In this homework we will practice working with factors.

1. Creating a factor from a numeric variable (100%)

We will use data from the model plant, Arabidopsis, for this exercise. The data and associated information is here. https://github.com/sens/smalldata/tree/master/arabidopsis

The CSV file can be accessed directly here: https://raw.githubusercontent.com/sens/smalldata/master/arabidopsis/agren2013.csv

Creating factors from numeric variables is helpful in some situations when you expect non-linear effects. Although that is not the case for this data, we are using it as an example.
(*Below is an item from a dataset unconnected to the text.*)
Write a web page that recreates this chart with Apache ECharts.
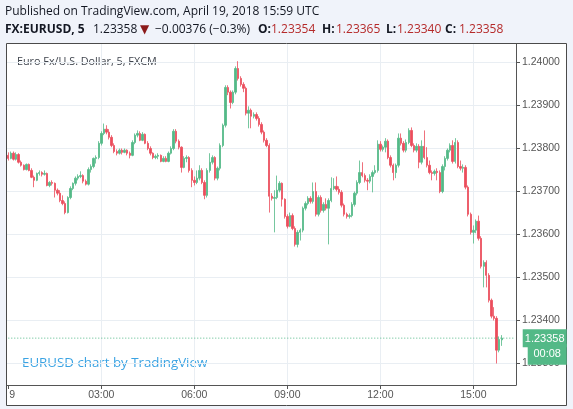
<!DOCTYPE html>
<html><head><meta charset="utf-8">
<script src="https://cdn.jsdelivr.net/npm/echarts@6/dist/echarts.min.js"></script>
<style>html,body{margin:0;padding:0;background:#f0f3fa;}#c{width:573px;height:409px;}</style>
</head><body><div id="c"></div>
<script>
const tickIndex = [0, 36, 72, 108, 144, 180];
const tickLabels = ['9', '03:00', '06:00', '09:00', '12:00', '15:00'];
const priceTicks = [1.233, 1.234, 1.235, 1.236, 1.237, 1.238, 1.239, 1.240];
const lastPrice = 1.23358;
const countdown = '00:08';

const openP = [
1.23783,1.23776,1.23788,1.23774,1.23785,1.23767,1.23760,1.23750,1.23762,1.23748,1.23732,1.23725,
1.23741,1.23743,1.23739,1.23741,1.23713,1.23720,1.23718,1.23702,1.23695,1.23678,1.23671,1.23650,
1.23685,1.23706,1.23718,1.23730,1.23734,1.23736,1.23723,1.23716,1.23750,1.23757,1.23776,1.23778,
1.23811,1.23834,1.23844,1.23837,1.23825,1.23806,1.23792,1.23788,1.23795,1.23790,1.23795,1.23788,
1.23783,1.23813,1.23830,1.23834,1.23818,1.23832,1.23811,1.23799,1.23788,1.23778,1.23781,1.23783,
1.23769,1.23776,1.23769,1.23788,1.23799,1.23839,1.23816,1.23802,1.23755,1.23776,1.23778,1.23748,
1.23725,1.23720,1.23730,1.23748,1.23720,1.23690,1.23748,1.23767,1.23778,1.23730,1.23753,1.23806,
1.23853,1.23941,1.23930,1.23906,1.23930,1.23985,1.23962,1.23948,1.23939,1.23881,1.23888,1.23874,
1.23878,1.23869,1.23855,1.23837,1.23818,1.23806,1.23688,1.23683,1.23685,1.23702,1.23718,1.23681,
1.23641,1.23618,1.23643,1.23613,1.23576,1.23604,1.23609,1.23660,1.23671,1.23683,1.23676,1.23699,
1.23646,1.23685,1.23655,1.23669,1.23660,1.23678,1.23706,1.23711,1.23704,1.23697,1.23667,1.23646,
1.23641,1.23643,1.23669,1.23695,1.23720,1.23743,1.23736,1.23725,1.23723,1.23734,1.23743,1.23748,
1.23809,1.23797,1.23802,1.23816,1.23778,1.23760,1.23743,1.23760,1.23823,1.23811,1.23795,1.23813,
1.23841,1.23806,1.23795,1.23804,1.23767,1.23804,1.23778,1.23760,1.23743,1.23741,1.23746,1.23743,
1.23699,1.23757,1.23776,1.23795,1.23806,1.23769,1.23813,1.23757,1.23753,1.23755,1.23709,1.23646,
1.23604,1.23609,1.23630,1.23590,1.23525,1.23534,1.23504,1.23446,1.23409,1.23404,1.23330,1.23354];

const closeP = [
1.23776,1.23788,1.23774,1.23785,1.23767,1.23760,1.23750,1.23762,1.23748,1.23732,1.23725,1.23741,
1.23743,1.23739,1.23741,1.23713,1.23720,1.23718,1.23702,1.23695,1.23678,1.23671,1.23650,1.23685,
1.23706,1.23718,1.23730,1.23734,1.23736,1.23723,1.23716,1.23750,1.23757,1.23776,1.23778,1.23811,
1.23834,1.23844,1.23837,1.23825,1.23806,1.23792,1.23788,1.23795,1.23790,1.23795,1.23788,1.23783,
1.23813,1.23830,1.23834,1.23818,1.23832,1.23811,1.23799,1.23788,1.23778,1.23781,1.23783,1.23769,
1.23776,1.23769,1.23788,1.23799,1.23839,1.23816,1.23802,1.23755,1.23776,1.23778,1.23748,1.23725,
1.23720,1.23730,1.23748,1.23720,1.23690,1.23748,1.23767,1.23778,1.23730,1.23753,1.23806,1.23853,
1.23941,1.23930,1.23906,1.23930,1.23985,1.23962,1.23948,1.23939,1.23881,1.23888,1.23874,1.23878,
1.23869,1.23855,1.23837,1.23818,1.23806,1.23688,1.23683,1.23685,1.23702,1.23718,1.23681,1.23641,
1.23618,1.23643,1.23613,1.23576,1.23604,1.23609,1.23660,1.23671,1.23683,1.23676,1.23699,1.23646,
1.23685,1.23655,1.23669,1.23660,1.23678,1.23706,1.23711,1.23704,1.23697,1.23667,1.23646,1.23641,
1.23643,1.23669,1.23695,1.23720,1.23743,1.23736,1.23725,1.23723,1.23734,1.23743,1.23748,1.23809,
1.23797,1.23802,1.23816,1.23778,1.23760,1.23743,1.23760,1.23823,1.23811,1.23795,1.23813,1.23841,
1.23806,1.23795,1.23804,1.23767,1.23804,1.23778,1.23760,1.23743,1.23741,1.23746,1.23743,1.23699,
1.23757,1.23776,1.23795,1.23806,1.23769,1.23813,1.23757,1.23753,1.23755,1.23709,1.23646,1.23604,
1.23609,1.23630,1.23590,1.23525,1.23534,1.23504,1.23446,1.23409,1.23404,1.23330,1.23355,1.23358];

const lowP = [
1.23771,1.23774,1.23771,1.23771,1.23764,1.23757,1.23748,1.23748,1.23746,1.23730,1.23709,1.23723,
1.23736,1.23734,1.23736,1.23711,1.23709,1.23713,1.23685,1.23690,1.23674,1.23667,1.23646,1.23648,
1.23681,1.23702,1.23713,1.23725,1.23730,1.23718,1.23713,1.23713,1.23743,1.23753,1.23764,1.23774,
1.23806,1.23830,1.23832,1.23820,1.23802,1.23788,1.23783,1.23785,1.23785,1.23788,1.23783,1.23776,
1.23781,1.23809,1.23825,1.23816,1.23816,1.23809,1.23795,1.23783,1.23774,1.23774,1.23774,1.23767,
1.23767,1.23767,1.23767,1.23785,1.23795,1.23811,1.23797,1.23743,1.23753,1.23767,1.23743,1.23709,
1.23713,1.23716,1.23725,1.23716,1.23681,1.23685,1.23743,1.23762,1.23725,1.23725,1.23748,1.23802,
1.23848,1.23923,1.23892,1.23902,1.23925,1.23957,1.23943,1.23930,1.23876,1.23846,1.23846,1.23869,
1.23864,1.23850,1.23832,1.23813,1.23802,1.23650,1.23678,1.23604,1.23681,1.23697,1.23664,1.23636,
1.23613,1.23616,1.23609,1.23571,1.23569,1.23585,1.23604,1.23655,1.23667,1.23671,1.23671,1.23641,
1.23641,1.23650,1.23650,1.23655,1.23576,1.23674,1.23702,1.23699,1.23692,1.23662,1.23641,1.23636,
1.23636,1.23639,1.23664,1.23690,1.23716,1.23732,1.23720,1.23702,1.23718,1.23697,1.23739,1.23743,
1.23792,1.23792,1.23790,1.23774,1.23755,1.23725,1.23730,1.23755,1.23806,1.23790,1.23790,1.23809,
1.23802,1.23790,1.23790,1.23753,1.23762,1.23774,1.23755,1.23739,1.23725,1.23736,1.23725,1.23695,
1.23695,1.23748,1.23771,1.23790,1.23764,1.23764,1.23753,1.23748,1.23743,1.23704,1.23641,1.23599,
1.23578,1.23602,1.23585,1.23520,1.23476,1.23476,1.23441,1.23404,1.23399,1.23299,1.23325,1.23340];

const highP = [
1.23790,1.23792,1.23792,1.23790,1.23788,1.23771,1.23762,1.23764,1.23764,1.23753,1.23736,1.23743,
1.23748,1.23746,1.23748,1.23743,1.23723,1.23725,1.23720,1.23706,1.23702,1.23690,1.23676,1.23688,
1.23711,1.23720,1.23734,1.23739,1.23746,1.23739,1.23727,1.23755,1.23762,1.23778,1.23783,1.23816,
1.23839,1.23857,1.23853,1.23844,1.23830,1.23811,1.23797,1.23799,1.23799,1.23799,1.23797,1.23792,
1.23818,1.23834,1.23841,1.23839,1.23837,1.23834,1.23816,1.23804,1.23790,1.23785,1.23788,1.23785,
1.23781,1.23781,1.23792,1.23804,1.23844,1.23844,1.23820,1.23804,1.23781,1.23783,1.23781,1.23753,
1.23734,1.23748,1.23760,1.23753,1.23725,1.23753,1.23788,1.23783,1.23781,1.23757,1.23811,1.23857,
1.23946,1.23946,1.23934,1.23934,1.23990,1.24002,1.23967,1.23953,1.23943,1.23897,1.23892,1.23883,
1.23883,1.23874,1.23860,1.23841,1.23823,1.23811,1.23695,1.23702,1.23736,1.23723,1.23720,1.23683,
1.23646,1.23650,1.23648,1.23618,1.23609,1.23613,1.23664,1.23676,1.23688,1.23688,1.23720,1.23720,
1.23690,1.23690,1.23674,1.23683,1.23683,1.23732,1.23730,1.23734,1.23711,1.23702,1.23671,1.23650,
1.23648,1.23674,1.23699,1.23725,1.23771,1.23767,1.23741,1.23730,1.23739,1.23748,1.23760,1.23818,
1.23816,1.23806,1.23823,1.23820,1.23783,1.23764,1.23764,1.23834,1.23834,1.23816,1.23820,1.23846,
1.23848,1.23811,1.23811,1.23809,1.23818,1.23841,1.23802,1.23771,1.23748,1.23750,1.23753,1.23748,
1.23762,1.23781,1.23799,1.23811,1.23818,1.23823,1.23818,1.23771,1.23762,1.23760,1.23713,1.23650,
1.23620,1.23634,1.23643,1.23595,1.23539,1.23539,1.23509,1.23450,1.23430,1.23409,1.23362,1.23365];

// 5-minute slots from 00:00 to 16:20 (axis extends past the last bar)
const times = [];
for (let k = 0; k < 197; k++) {
  const m = k * 5;
  times.push(String(Math.floor(m / 60)).padStart(2, '0') + ':' + String(m % 60).padStart(2, '0'));
}
const candles = openP.map((o, i) => [o, closeP[i], lowP[i], highP[i]]);
// horizontal last-price line: only its two ends are given, joined across the gap
const priceLine = times.map((t, i) => (i === 0 || i === times.length - 1) ? lastPrice : null);

const UP = '#53b987', DOWN = '#eb4d5c', AX = '#555', GRIDC = '#e9eef3';
const isTick = (i) => tickIndex.indexOf(i) >= 0;
const HF = 'Open Sans';

function hText(txt, x, y, fill, weight, size, family) {
  return {type: 'text', x: x, y: y, silent: true,
    style: {text: txt, fill: fill, fontSize: size || 12, fontWeight: weight || 'normal',
            fontFamily: family || HF, verticalAlign: 'middle', align: 'left'}};
}

const chart = echarts.init(document.getElementById('c'), null, {renderer: 'canvas'});
chart.setOption({
  animation: false,
  backgroundColor: 'transparent',
  grid: {left: 7, right: 57, top: 44, bottom: 24, containLabel: false},
  graphic: [
    {type: 'rect', z: -1, silent: true, shape: {x: 6.5, y: 43.5, width: 560, height: 362},
     style: {fill: '#ffffff', stroke: '#4a4a4a', lineWidth: 1}},
    hText('Published on TradingView.com, April 19, 2018 15:59 UTC', 5, 12, '#131722'),
    hText('FX:EURUSD, 5', 5, 30, '#131722', 'bold'),
    hText('1.23358', 93, 30, '#131722'),
    hText('▼', 140, 30, '#8b1a1a', 'normal', 12, 'DejaVu Sans'),
    hText('−0.00376 (−0.3%)', 155, 30, '#131722'),
    hText('O:', 258, 30, '#131722', 'bold'),
    hText('1.23354', 271, 30, '#b52a2a'),
    hText('H:', 322, 30, '#131722', 'bold'),
    hText('1.23365', 336, 30, '#b52a2a'),
    hText('L:', 386, 30, '#131722', 'bold'),
    hText('1.23340', 397, 30, '#b52a2a'),
    hText('C:', 445, 30, '#131722', 'bold'),
    hText('1.23358', 459, 30, '#b52a2a'),
    hText('Euro Fx/U.S. Dollar, 5, FXCM', 17, 62, '#3f444d', 'normal', 10.8),
    hText('EURUSD chart by TradingView', 22, 363, '#3aa3e3', 'normal', 13.3)
  ],
  xAxis: {
    type: 'category', data: times, boundaryGap: true,
    axisLine: {show: true, lineStyle: {color: AX}},
    axisTick: {show: true, alignWithLabel: true, interval: isTick, length: 4, lineStyle: {color: AX}},
    axisLabel: {interval: isTick, color: '#555', fontSize: 10.5, fontFamily: 'Liberation Sans', margin: 5,
      formatter: (v, i) => {
        const k = tickIndex.indexOf(i);
        if (k === 0) return '{a|' + tickLabels[0] + '}';
        return k >= 0 ? tickLabels[k] : '';
      },
      rich: {a: {padding: [0, 0, 0, 8], color: '#555', fontSize: 10.5, fontFamily: 'Liberation Sans'}}},
    splitLine: {show: true, alignWithLabel: true, interval: (i) => isTick(i) && i > 0, lineStyle: {color: GRIDC, width: 1}}
  },
  yAxis: {
    type: 'value', position: 'right', min: 1.23249, max: 1.24042, scale: true,
    axisLine: {show: true, lineStyle: {color: AX}},
    axisTick: {show: true, customValues: priceTicks, length: 4, lineStyle: {color: AX}},
    axisLabel: {customValues: priceTicks, formatter: (v) => v.toFixed(5), color: '#555',
                fontSize: 10.5, fontFamily: 'Liberation Sans', margin: 6},
    splitLine: {show: true, lineStyle: {color: GRIDC, width: 1}}
  },
  series: [{
    type: 'candlestick', data: candles, barWidth: 1.9, z: 3,
    itemStyle: {color: UP, color0: DOWN, borderColor: UP, borderColor0: DOWN, borderWidth: 0.8}
  }, {
    type: 'line', data: priceLine, connectNulls: true, showSymbol: false, symbol: 'none', silent: true, z: 4,
    lineStyle: {color: UP, type: [1, 2], width: 1},
    endLabel: {show: true, distance: 8,
      formatter: '{e|}\n{p|' + lastPrice.toFixed(5) + '}\n{s|}{t|' + countdown + '}',
      rich: {
        e: {height: 17, lineHeight: 17},
        p: {backgroundColor: UP, color: '#fff', width: 38, align: 'center', padding: [2, 3, 1, 3], fontSize: 11, fontFamily: 'Liberation Sans', height: 15, lineHeight: 15},
        s: {width: 5},
        t: {backgroundColor: UP, color: '#fff', width: 29, align: 'center', padding: [2, 5, 2, 5], fontSize: 11, fontFamily: 'Liberation Sans', height: 17, lineHeight: 17}
      }}
  }]
});
</script>
</body></html>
  • Read in the data; report the types of all variables.
  • Make histograms of the fitness measurements (6 in all). If they are positively skewed try using a log2 transformation and plot the histograms again.
  • Calculate the quintiles of (log2) fitness in Sweden in 2009 using the quantile command. Quintiles are the 20th, 40th, 60th and 80th percentiles.
  • Use the cut command to make a factor variable from the 2009 Sweden fitness. Label them q1 through q5. There should be five categories. Use the table command to table this variable.
  • Perform linear regression of (log2) fitness in Sweden in 2010 on the quantile categories of fitness in 2009. Is the association positive or negative?
  • Using the relevel command, make the middle quintile (q3) the reference category. In many situations, it is more natural to have the middle category as the reference. Repeat the linear regression, and explain the new regression coefficients using the previous regression output.

2. Acknowledgements

Cite resources or individuals helping you.